Fare you well, my dear friend, I shall hide you in the secret compartment, for someone to find you.

For them to remember me.

Sibilia

Chapter 14: Elise

I’m not welcome. I’m akin to a weary traveler arriving at an inn, one who is turned away already at the gates. I’m akin to a tramp with an incurable disease that no one wants close to his loved ones in fear of contagion. I’m akin to a criminal who has broken the holiest of laws, one who has been judged before weighing the evidence. I’m akin to a woman who has knowingly betrayed the Crescent Empire.

My sisters and I no longer dance. Instead, after breakfast, my sisters play singing games. I don’t attempt to join their company anymore, but remain by the oval table and patch whatever garment has once more fallen into disrepair. If I were to try and partake in their activities, they would politely shuffle to make room for me. But none of them would pass me the clap. Or they would pretend not to hear my rhymes. Or then they would skip my turn altogether. These days, I’m more invisible to them than the fading ghosts.

The ghosts aren’t with us today. If they were, there would be a gap between Alina and Celestia. They would whisper ill words about me. They would call me a traitor.

In a sense, that is what I am. I have thought of our options long and hard, and now my mind is made up. I must find the courage to persist, to make sure we do the right thing, even if it goes against what Celestia, the Crescent Empress, believes.

The clapping stops, the game ends. Alina and Merile giggle as they cuddle the two dogs. But when Alina notices me looking at them, she turns her gaze down as if my shadow were of more interest to her than what I might have to say.
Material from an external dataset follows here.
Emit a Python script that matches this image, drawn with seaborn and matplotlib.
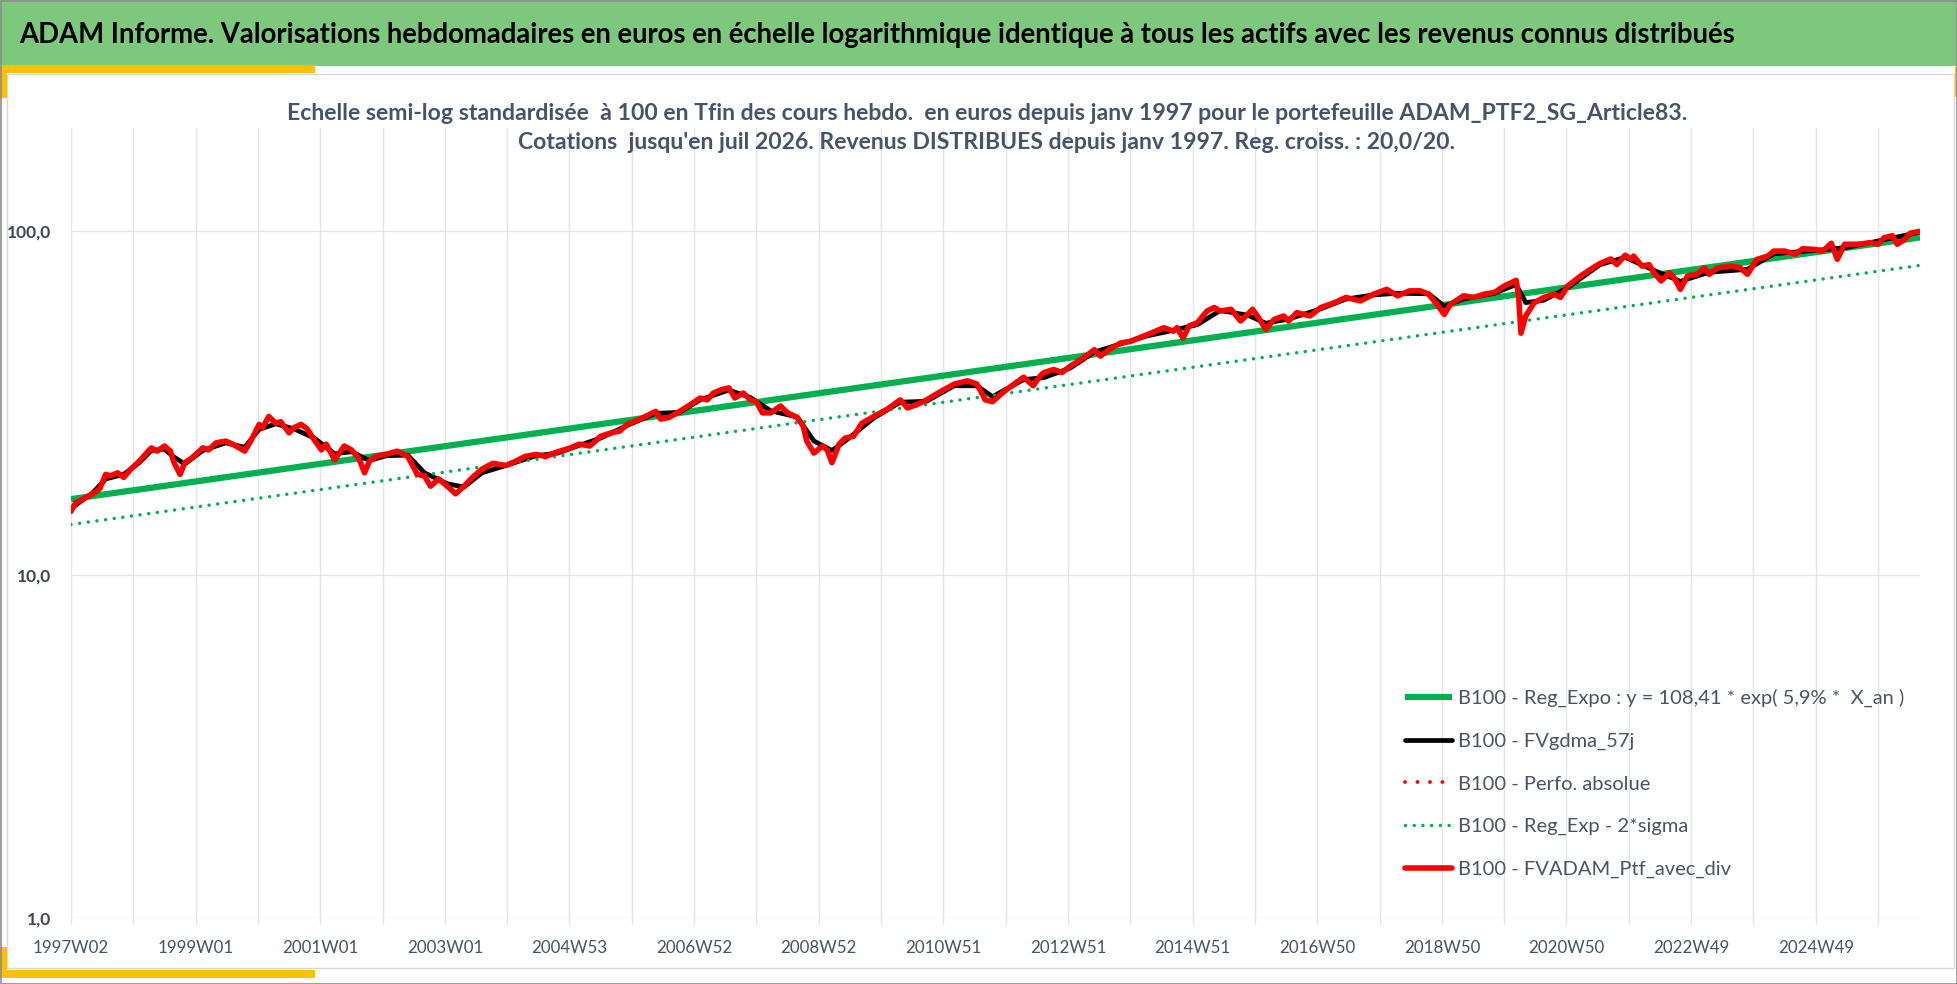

Merile wraps an arm around our little sister and bares her teeth. It’s a warning. She doesn’t want me talking to them.

“That was such great fun,” Sibilia exclaims as she moves on to tend the dying fire. Though her enthusiasm is as far away from genuine as possible. We all know what awaits us. Some of us hide it better than the others.

“Yes,” Celestia replies as she settles in her customary place on the sofa by the windows. She crosses her elegant hands on her lap, straightens her back. “That it was. Please, while you are at it, do toss a few more logs in. It is feeling a bit damp here.”
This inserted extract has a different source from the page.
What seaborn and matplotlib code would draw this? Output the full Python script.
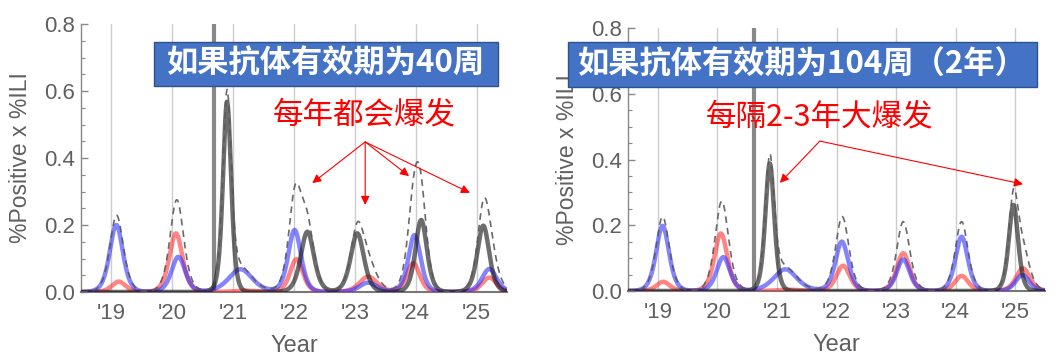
import numpy as np
import pandas as pd
import matplotlib
matplotlib.use("Agg")
import matplotlib.pyplot as plt
from matplotlib.patches import Rectangle
from matplotlib.ticker import MultipleLocator
import seaborn as sns

# ---------------- data (peaks) ----------------
year_ticks = [2019, 2020, 2021, 2022, 2023, 2024, 2025]
year_labels = ["'19", "'20", "'21", "'22", "'23", "'24", "'25"]

# Left panel: antibody lasts 40 weeks
L_blue_t = [2019.08, 2020.10, 2021.12, 2022.01, 2023.22, 2023.98, 2025.21]
L_blue_h = [0.200, 0.105, 0.068, 0.185, 0.028, 0.170, 0.069]
L_blue_w = [0.145, 0.150, 0.260, 0.140, 0.190, 0.135, 0.160]
L_red_t = [2019.12, 2020.06, 2021.20, 2022.04, 2023.22, 2023.96, 2025.21]
L_red_h = [0.031, 0.175, 0.004, 0.098, 0.046, 0.086, 0.043]
L_red_w = [0.150, 0.145, 0.250, 0.140, 0.190, 0.140, 0.160]
L_black_t = [2020.90, 2022.22, 2023.04, 2024.09, 2025.11]
L_black_h = [0.568, 0.180, 0.175, 0.215, 0.198]
L_black_w = [0.090, 0.145, 0.145, 0.125, 0.130]

# Right panel: antibody lasts 104 weeks (2 years)
R_blue_t = [2019.08, 2020.10, 2021.14, 2022.09, 2023.12, 2024.10, 2025.12]
R_blue_h = [0.198, 0.103, 0.066, 0.150, 0.096, 0.165, 0.049]
R_blue_w = [0.145, 0.150, 0.260, 0.145, 0.145, 0.140, 0.150]
R_red_t = [2019.09, 2020.06, 2021.20, 2022.11, 2023.12, 2024.10, 2025.13]
R_red_h = [0.028, 0.175, 0.004, 0.077, 0.115, 0.046, 0.069]
R_red_w = [0.150, 0.145, 0.250, 0.150, 0.145, 0.150, 0.155]
R_black_t = [2020.88, 2024.97]
R_black_h = [0.388, 0.262]
R_black_w = [0.100, 0.105]

intervention = [2020.68, 2020.62]

titles = ["如果抗体有效期为40周", "如果抗体有效期为104周（2年）"]
notes = ["每年都会爆发", "每隔2-3年大爆发"]
note_xy = [(2023.16, 0.528), (2021.72, 0.530)]
arrow_start = [(2023.17, 0.448), (2021.72, 0.456)]
arrow_ends = [[(2022.30, 0.325), (2023.17, 0.260), (2023.89, 0.346), (2024.89, 0.296)],
              [(2021.05, 0.329), (2025.13, 0.325)]]


def season_curve(t, peaks_t, peaks_h, peaks_w):
    y = np.zeros_like(t)
    for t0, h, w in zip(peaks_t, peaks_h, peaks_w):
        y += h / np.cosh((t - t0) / w) ** 2
    return y


def build(bt, bh, bw, rt, rh, rw, kt, kh, kw):
    t = np.linspace(2018.5, 2025.5, 1401)
    b = season_curve(t, bt, bh, bw)
    r = season_curve(t, rt, rh, rw)
    k = season_curve(t, kt, kh, kw)
    tot = b + r + k
    frames = []
    for name, v in [("blue", b), ("red", r), ("black", k), ("total", tot)]:
        frames.append(pd.DataFrame({"year": t, "value": v, "series": name}))
    return pd.concat(frames, ignore_index=True)


panels = [
    build(L_blue_t, L_blue_h, L_blue_w, L_red_t, L_red_h, L_red_w, L_black_t, L_black_h, L_black_w),
    build(R_blue_t, R_blue_h, R_blue_w, R_red_t, R_red_h, R_red_w, R_black_t, R_black_h, R_black_w),
]

# ---------------- plotting ----------------
sns.set_theme(style="white")
plt.rcParams["font.family"] = ["Liberation Sans", "Noto Sans CJK SC", "DejaVu Sans"]

W, H = 1062, 356
fig = plt.figure(figsize=(W / 100, H / 100), dpi=100)
axes_px = [(81, 507, 24, 292), (628, 1045, 28, 291)]
box_px = [(154, 498, 42, 86), (568, 1037, 42, 87)]

styles = {
    "blue": dict(color=(0.2, 0.2, 1.0), alpha=0.6, lw=3.2, ls="-"),
    "red": dict(color=(1.0, 0.2, 0.2), alpha=0.6, lw=3.2, ls="-"),
    "black": dict(color=(0.08, 0.08, 0.08), alpha=0.62, lw=3.2, ls="-"),
    "total": dict(color=(0.35, 0.35, 0.35), alpha=0.9, lw=1.2, ls=(0, (4, 3))),
}
grey = "#606060"
fs = 16

for i, df in enumerate(panels):
    x0, x1, y0, y1 = axes_px[i]
    ax = fig.add_axes([x0 / W, 1 - y1 / H, (x1 - x0) / W, (y1 - y0) / H])
    for xt in year_ticks:
        ax.axvline(xt, color="#cccccc", lw=1.0, zorder=0)
    ax.axvline(intervention[i], color="#888888", lw=3, zorder=1)
    for name in ["red", "blue", "black", "total"]:
        st = styles[name]
        sns.lineplot(data=df[df.series == name], x="year", y="value", ax=ax,
                     color=st["color"], alpha=st["alpha"], lw=st["lw"],
                     linestyle=st["ls"], zorder=3, legend=False)
    ax.set_xlim(2018.5, 2025.5)
    ax.set_ylim(0, 0.8)
    ax.set_xticks(year_ticks)
    ax.set_xticklabels(year_labels)
    ax.set_yticks([0, 0.2, 0.4, 0.6, 0.8])
    ax.set_yticklabels(["0.0", "0.2", "0.4", "0.6", "0.8"])
    ax.yaxis.set_minor_locator(MultipleLocator(0.05))
    ax.tick_params(axis="y", which="major", direction="in", length=5, width=1,
                   color="#888888", labelsize=fs, labelcolor=grey, pad=4, left=True)
    ax.tick_params(axis="y", which="minor", direction="in", length=3, width=0.8,
                   color="#888888", left=True)
    ax.tick_params(axis="x", length=0, labelsize=fs, labelcolor=grey, pad=8)
    for s in ["top", "right"]:
        ax.spines[s].set_visible(False)
    ax.spines["left"].set_color("#888888")
    ax.spines["left"].set_linewidth(1.0)
    ax.spines["bottom"].set_color("#777777")
    ax.spines["bottom"].set_linewidth(1.5)
    ax.set_xlabel("Year", fontsize=17, color=grey, labelpad=8)
    ax.set_ylabel("%Positive x %ILI", fontsize=16.5, color=grey, labelpad=9)
    ax.grid(False)

    # red annotations
    ax.text(note_xy[i][0], note_xy[i][1], notes[i], color="#ff0000", fontsize=22,
            ha="center", va="center", family=["Noto Sans CJK SC", "DejaVu Sans"], zorder=6)
    for end in arrow_ends[i]:
        ax.annotate("", xy=end, xytext=arrow_start[i],
                    arrowprops=dict(arrowstyle="-|>", color="#ff0000", lw=0.8,
                                    mutation_scale=13, shrinkA=0, shrinkB=0), zorder=6)

    # title box
    bx0, bx1, by0, by1 = box_px[i]
    rect = Rectangle((bx0 / W, 1 - by1 / H), (bx1 - bx0) / W, (by1 - by0) / H,
                     transform=fig.transFigure, facecolor="#4472C4",
                     edgecolor="#2F528F", lw=1.0, zorder=10)
    fig.add_artist(rect)
    fig.text((bx0 + bx1) / 2 / W, 1 - (by0 + by1) / 2 / H, titles[i], color="white",
             fontsize=22.5, fontweight="bold", ha="center", va="center",
             family=["Noto Sans CJK SC", "DejaVu Sans"], zorder=11)

fig.savefig("out.png", dpi=100)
With each passing day, Celestia and Sibilia look wearier. Though I haven’t been privy to their schemes since I played my part in the wedding ceremony, I know what they are up to. Sibilia is strengthening Celestia.

It is foolish of my sisters to think that they could defy the gagargi’s will. I have tried to reason with them, to no avail. As a result, I have been shunned out of the family as if I were no longer their sister. But regardless of what they might prefer, I’m still a Daughter of the Moon. I do miss Celestia, Sibilia, Merile, and Alina, I do long for their company, and I don’t want our ways to part in anger.

For only a day or two can remain before the gagargi sends for us.

The sheet of paper and the pen burn in my dress pocket. Captain Janlav was suspicious, rightfully so, when I asked for them. He thought I intended to write a letter, smuggle it out of the house, plead with someone, anyone to come to our aid. I swore under my father’s name that I wasn’t planning any such thing. I went as far as to tell him the truth. Upon hearing from my lips that he and the guards are now closer to me than my own family, he took pity on me.

Of course I would love nothing more than all of us leaving this house together and living our lives happily ever after. But if worst comes to worst and the gagargi holds Celestia accountable for the deal she made with him, my sisters and I really need to decide which one of us goes with her.

And so, I abandon the chair, the oval table, the needle and the thread.

“Sibilia,” I say in a gentle voice as I approach the fireplace, for my steps are silent and sure.

My sister flinches away from me, teeters on the divan’s edge. She bends to pick up a poker, prods the pathetically burning logs. The fire spits sparks as if to despise my very attempt to talk with my sister. As if it knew that I chose her because she has the softest heart, because once we were best friends.

“You don’t need a poker to protect yourself from me.” And I laugh girlishly, as if her defensive mannerism hadn’t hurt me deep inside.